Additional signals that would shift the risk assessment include the presence of owner-controlled adjustable sell taxes, which can impose punitive fees on sellers dynamically, or active blacklist functions that can freeze or block transfers from specific addresses. The existence of upgradeable proxy patterns without timelocks or multisig controls also increases risk, as the contract logic can be altered to introduce or remove restrictions at will. Conversely, a renounced mint authority or freeze authority reduces risk by limiting the owner’s ability to inflate supply or pause transfers arbitrarily. Transparency around the whitelist’s mutability and documented operational reasons for restrictions also meaningfully inform the assessment, as does on-chain evidence of past use or non-use of these controls.
When combined with other common conditions, such as adjustable sell taxes and pause functions, the honeypot pattern can produce a spectrum of outcomes ranging from temporary forced exit blocks to permanent token lockups.

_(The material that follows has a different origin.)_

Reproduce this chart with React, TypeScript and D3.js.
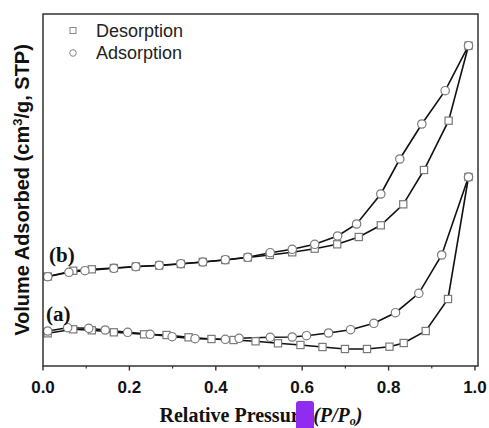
import React from "react";
import * as d3 from "d3";

// (b) sample
const bAdsX = [0.011, 0.06, 0.097, 0.164, 0.215, 0.269, 0.319, 0.37, 0.422, 0.474, 0.526, 0.577, 0.629, 0.682, 0.726, 0.782, 0.826, 0.877, 0.931, 0.985];
const bAdsY = [89.3, 93.7, 95.3, 97.7, 99.3, 100.7, 102.3, 104, 106.3, 108.7, 113.3, 116.7, 121.7, 130, 142, 172, 207, 242, 275.3, 320.3];
const bDesX = [0.985, 0.939, 0.882, 0.834, 0.782, 0.731, 0.681, 0.629, 0.577, 0.525, 0.474, 0.422, 0.37, 0.319, 0.269, 0.215, 0.164, 0.113, 0.07, 0.011];
const bDesY = [320.3, 245.3, 196, 161.7, 140.7, 129, 121.7, 117.3, 113.7, 111, 108.5, 106, 104, 102, 100.5, 99.5, 98, 96.7, 95.3, 89.5];

// (a) sample
const aAdsX = [0.011, 0.057, 0.106, 0.144, 0.196, 0.248, 0.299, 0.352, 0.422, 0.454, 0.526, 0.577, 0.61, 0.661, 0.712, 0.766, 0.816, 0.87, 0.923, 0.985];
const aAdsY = [35, 38.3, 37.7, 36, 33.7, 31.7, 29.3, 27.3, 26.7, 27.7, 28.7, 29, 30.3, 33, 36.3, 42.7, 53.3, 72.7, 111, 189];
const aDesX = [0.985, 0.9375, 0.886, 0.835, 0.802, 0.75, 0.699, 0.647, 0.596, 0.544, 0.492, 0.441, 0.39, 0.337, 0.286, 0.234, 0.164, 0.113, 0.07, 0.011];
const aDesY = [189, 67, 35, 23, 19.3, 17, 17, 19, 21, 22.7, 24.7, 26, 27, 28.7, 31, 31.7, 33.7, 35.7, 36.7, 32.7];

const xTicks = [0, 0.2, 0.4, 0.6, 0.8, 1.0];
const xMinor = [0.1, 0.3, 0.5, 0.7, 0.9];

const W = 489;
const H = 428;
const left = 43, right = 478, top = 14, bottom = 366;

const zip = (xs: number[], ys: number[]) => xs.map((x, i) => [x, ys[i]] as [number, number]);

export default function App() {
  const x = d3.scaleLinear().domain([0, 1.007]).range([left, right]);
  const y = d3.scaleLinear().domain([0, 352]).range([bottom, top]);
  const line = d3.line<[number, number]>().x(d => x(d[0])).y(d => y(d[1]));

  const series = [
    { pts: zip(bDesX, bDesY), kind: "sq" },
    { pts: zip(aDesX, aDesY), kind: "sq" },
    { pts: zip(bAdsX, bAdsY), kind: "ci" },
    { pts: zip(aAdsX, aAdsY), kind: "ci" },
  ];

  const sans = "'Liberation Sans', Arial, sans-serif";
  const serif = "'Liberation Serif', 'Times New Roman', serif";

  return (
    <svg width={W} height={H} style={{ position: "absolute", left: 0, top: 0, background: "#fff" }}>
      <rect x={0} y={0} width={W} height={H} fill="#fff" />
      {series.map((s, i) => (
        <path key={"l" + i} d={line(s.pts) || ""} fill="none" stroke="#111" strokeWidth={1.6} />
      ))}
      {series.map((s, i) =>
        s.pts.map((p, j) =>
          s.kind === "sq" ? (
            <rect key={`m${i}-${j}`} x={x(p[0]) - 3.6} y={y(p[1]) - 3.6} width={7.2} height={7.2}
              fill="#fff" stroke="#7a7a7a" strokeWidth={1.2} />
          ) : (
            <circle key={`m${i}-${j}`} cx={x(p[0])} cy={y(p[1])} r={4.2}
              fill="#fff" stroke="#7a7a7a" strokeWidth={1.2} />
          )
        )
      )}
      <rect x={left} y={top} width={right - left} height={bottom - top} fill="none" stroke="#333" strokeWidth={1.5} />
      {xTicks.map(t => (
        <g key={"t" + t}>
          <line x1={x(t)} x2={x(t)} y1={bottom} y2={bottom + 4.5} stroke="#333" strokeWidth={1.4} />
          <text x={x(t)} y={393} textAnchor="middle" fontFamily={sans} fontWeight="bold" fontSize={17} fill="#111">
            {d3.format(".1f")(t)}
          </text>
        </g>
      ))}
      {xMinor.map(t => (
        <line key={"m" + t} x1={x(t)} x2={x(t)} y1={bottom} y2={bottom + 2.5} stroke="#333" strokeWidth={1.2} />
      ))}
      <text x={261} y={422} textAnchor="middle" fontFamily={serif} fontWeight="bold" fontSize={20} fill="#111">
        Relative Pressure <tspan fontStyle="italic">(P/P</tspan>
        <tspan fontStyle="italic" fontSize={12} dy={3}>o</tspan>
        <tspan fontStyle="italic" dy={-3}>)</tspan>
      </text>
      <rect x={296} y={401} width={18} height={30} rx={3} fill="#8f2cf0" />
      <text transform="translate(29,190) rotate(-90)" textAnchor="middle" fontFamily={sans} fontWeight="bold" fontSize={20} fill="#111">
        Volume Adsorbed (cm<tspan fontSize={13} dy={-7}>3</tspan><tspan dy={7}>/g, STP)</tspan>
      </text>
      <text x={49} y={262} fontFamily={serif} fontWeight="bold" fontSize={21} fill="#111">(b)</text>
      <text x={46} y={321} fontFamily={serif} fontWeight="bold" fontSize={21} fill="#111">(a)</text>
      <rect x={70} y={27.5} width={6} height={6} fill="#fff" stroke="#888" strokeWidth={1} />
      <text x={96} y={37} fontFamily={sans} fontSize={18} fill="#222">Desorption</text>
      <circle cx={73} cy={53} r={3.3} fill="#fff" stroke="#888" strokeWidth={1} />
      <text x={96} y={59} fontFamily={sans} fontSize={18} fill="#222">Adsorption</text>
    </svg>
  );
}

For example, an owner might raise sell taxes to near 100% while maintaining whitelist restrictions, effectively nullifying sell liquidity without outright reverting transactions. Alternatively, pause functions can halt all transfers, compounding the exit risk. In contrast, if the whitelist is static and sell taxes are fixed and low, the pattern’s impact may be limited to compliance or staged release scenarios. The interplay of these mechanisms determines whether the token behaves as a soft honeypot, a regulated asset, or a freely tradable token with some operational controls.